Pensez-vous que le déni israélien trouve un écho dans les politiques pratiquées en France sur la question palestinienne ?

Tout dépend de quoi on parle. La France en tant que société a déjà du mal avec sa propre histoire algérienne… Si l’on prend les manuels scolaires français, ils se veulent factuels mais évoquent assez peu la manière dont Israël a vu le jour. Il y a eut une guerre, Israël a gagné, 800 000 Palestiniens réfugiés. Circulez, l’histoire continue. La France, via ses officines diplomatiques et culturelles, fait un travail auprès de certains camps de réfugiés qu’il faut selon moi reconnaître.
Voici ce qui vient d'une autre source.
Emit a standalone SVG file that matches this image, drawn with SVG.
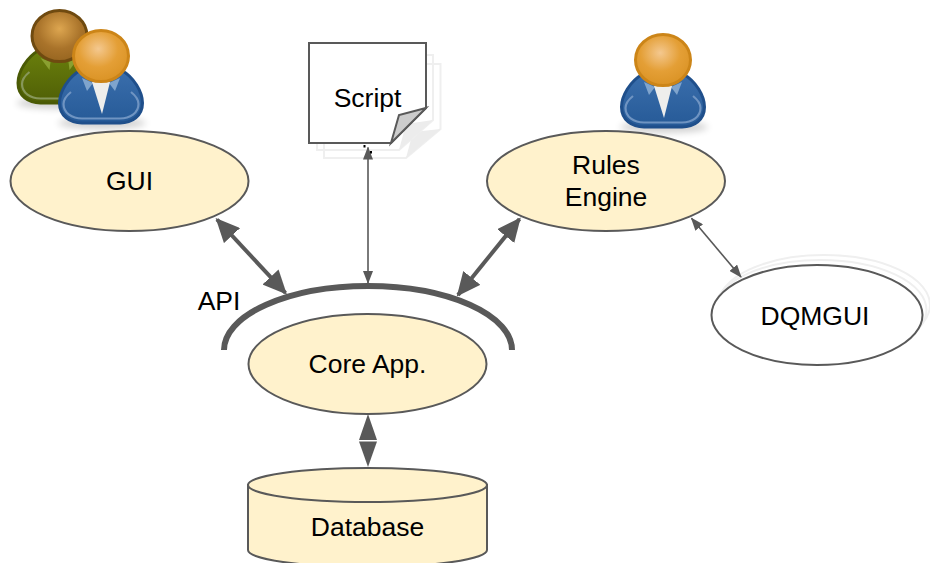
<svg xmlns="http://www.w3.org/2000/svg" xmlns:xlink="http://www.w3.org/1999/xlink" width="930" height="563" viewBox="0 0 930 563">
<style>
text{font-family:"Liberation Sans",Arial,sans-serif;font-size:26.500px;fill:#000;text-anchor:middle}
.n{fill:#fff2cc;stroke:#595959;stroke-width:2}
.w{fill:#fff;stroke:#595959;stroke-width:2}
.g{fill:none;stroke:#efefef;stroke-width:2}
.c{fill:none;stroke:#595959}
.t{stroke-width:4;marker-start:url(#big);marker-end:url(#big)}
.h{stroke-width:1.6;marker-start:url(#small);marker-end:url(#small)}
</style>
<defs>
<marker id="big" viewBox="0 0 24 22" refX="22" refY="11" markerWidth="24" markerHeight="22" markerUnits="userSpaceOnUse" orient="auto-start-reverse"><path d="M0,0L24,11L0,22Z" fill="#595959"/></marker>
<marker id="small" viewBox="0 0 13 10" refX="12" refY="5" markerWidth="13" markerHeight="10" markerUnits="userSpaceOnUse" orient="auto-start-reverse"><path d="M0,0L13,5L0,10Z" fill="#595959"/></marker>
<filter id="blur" x="-30%" y="-60%" width="160%" height="220%"><feGaussianBlur stdDeviation="3.500"/></filter>
<radialGradient id="hOrange" cx=".45" cy=".36" r=".6"><stop offset="0" stop-color="#f4c88f"/><stop offset=".6" stop-color="#e49f36"/><stop offset="1" stop-color="#dc9528"/></radialGradient>
<radialGradient id="hBrown" cx=".5" cy=".36" r=".6"><stop offset="0" stop-color="#dda650"/><stop offset=".65" stop-color="#a9732a"/><stop offset="1" stop-color="#9a6822"/></radialGradient>
<linearGradient id="bBlue" x1="0" y1="0" x2="0" y2="1"><stop offset="0" stop-color="#3a6eac"/><stop offset="1" stop-color="#265a97"/></linearGradient>
<linearGradient id="bGreen" x1="0" y1="0" x2="0" y2="1"><stop offset="0" stop-color="#6a7f0c"/><stop offset="1" stop-color="#4f5f06"/></linearGradient>
<path id="body" d="M-20,14C-33,21-41.500,36-41.500,47C-41.500,60-31,67-19,67L19,67C31,67 41.500,60 41.500,47C41.500,36 33,21 20,14Z"/>
<path id="inner" d="M-30,36C-35,40-37.500,44-37.500,48C-37.500,57-29,62.500-19,62.500L19,62.500C29,62.500 37.500,57 37.500,48C37.500,44 35,40 30,36"/>
<g id="blueperson">
<ellipse cx="1" cy="67" rx="44" ry="6" fill="#000" opacity=".18" filter="url(#blur)"/>
<use xlink:href="#body" fill="url(#bBlue)" stroke="#1f4f8b" stroke-width="3"/>
<use xlink:href="#inner" fill="none" stroke="#6f94c2" stroke-width="2.200"/>
<path d="M-19,22L-8,27L-14,35Z" fill="#7fa4cd"/>
<path d="M19,22L8,27L14,35Z" fill="#7fa4cd"/>
<path d="M-9,26L9,26L1,58Z" fill="#eeeeec"/>
<ellipse cx="0" cy="0" rx="27.500" ry="25.500" fill="url(#hOrange)" stroke="#cc8518" stroke-width="3"/>
</g>
<g id="greenperson">
<ellipse cx="1" cy="67" rx="44" ry="6" fill="#000" opacity=".18" filter="url(#blur)"/>
<use xlink:href="#body" fill="url(#bGreen)" stroke="#4a5a05" stroke-width="3"/>
<use xlink:href="#inner" fill="none" stroke="#87975a" stroke-width="2.200"/>
<path d="M-19,22L-9,26L-10,34Z" fill="#8aa030"/>
<path d="M19,22L9,26L10,34Z" fill="#8aa030"/>
<ellipse cx="0" cy="0" rx="27.500" ry="25.500" fill="url(#hBrown)" stroke="#6f4a10" stroke-width="3"/>
</g>
</defs>

<g id="gui-users">
<use xlink:href="#greenperson" x="59.500" y="36"/>
<use xlink:href="#blueperson" x="101" y="56"/>
</g>
<g id="rules-user"><use xlink:href="#blueperson" x="663" y="60"/></g>

<g id="script">
<path class="g" d="M324,64H440.500V129L406,158H324Z"/>
<path d="M406,158L413,132L440.500,129Z" fill="#ececec"/>
<path class="g" d="M317,55H433V120L399,150H317Z" fill="#fff"/>
<path d="M399,150L406,124L433,120Z" fill="#ececec"/>
<path d="M309,43H426V108L391,143H309Z" fill="#fff" stroke="#595959" stroke-width="2"/>
<path d="M391,143L399,115L426,108Z" fill="#cccccc" stroke="#595959" stroke-width="2"/>
<text x="367.500" y="107">Script</text>
</g>

<g id="gui"><ellipse class="n" cx="129.500" cy="181" rx="119" ry="50"/><text x="129.500" y="190">GUI</text></g>
<g id="rules-engine"><ellipse class="n" cx="606" cy="181" rx="119" ry="50"/><text x="606" y="174">Rules</text><text x="606" y="206">Engine</text></g>
<g id="dqmgui">
<ellipse class="g" cx="824" cy="305" rx="106" ry="50"/>
<ellipse class="g" cx="820.500" cy="310" rx="106" ry="50"/>
<ellipse class="w" cx="817" cy="315" rx="105.500" ry="50"/>
<text x="815" y="325">DQMGUI</text>
</g>
<g id="core"><ellipse class="n" cx="367.500" cy="364" rx="119" ry="50"/><text x="367.500" y="373">Core App.</text></g>
<g id="database">
<path class="n" d="M248,485V550A119.500,17 0 0 0 487,550V485Z"/>
<ellipse class="n" cx="367.500" cy="485" rx="119.500" ry="17"/>
<text x="367.500" y="536">Database</text>
</g>
<g id="api">
<path d="M224,350A144,64 0 0 1 512,350" fill="none" stroke="#595959" stroke-width="6"/>
<text x="219" y="310">API</text>
</g>

<g id="connectors">
<line class="c t" x1="217" y1="219.500" x2="285.500" y2="293"/>
<line class="c t" x1="519.500" y1="219" x2="458" y2="295"/>
<line class="c h" x1="691.500" y1="218.300" x2="741" y2="277"/>
<line class="c h" x1="368" y1="147.500" x2="368" y2="283"/>
<path d="M368,414L377,440H359Z" fill="#595959"/>
<path d="M368,467L377,441.500H359Z" fill="#595959"/>
<rect x="363.500" y="145" width="2" height="2.500" fill="#000"/>
<rect x="370" y="151" width="2" height="2.500" fill="#000"/>
</g>
</svg>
C’est insuffisant, sûrement, mais on ne peut pas dire que la France ne fait rien. Il faut se demander comment pourrait-elle faire plus ? On en vient à parler des responsables politiques. Ce qu’il faut remarquer, c’est qu’Hollande comme Sarkozy pense la résolution du conflit dans l’isolement des extrêmes, de toutes parts, afin de réunir les modérés israéliens et palestiniens à une même table. Cette conception, à l’origine des négociations, porte en elle le déni. Le déni de la problématique coloniale qui anime le Proche-Orient. Le déni de la présence en Palestine d’un occupant et d’un occupé, d’un colonisé et d’un colonisateur. Et c’est incontestablement pour cette raison qu’elle est vouée à l’échec. Apprendre et reconnaitre la Nakba n’est pas une question « d’intello », c’est la seule manière de faire comprendre que la terre de Palestine n’a pas été donnée vide tout entière, mais qu’elle était occupée par un peuple qui a été dépossédé de ses droits.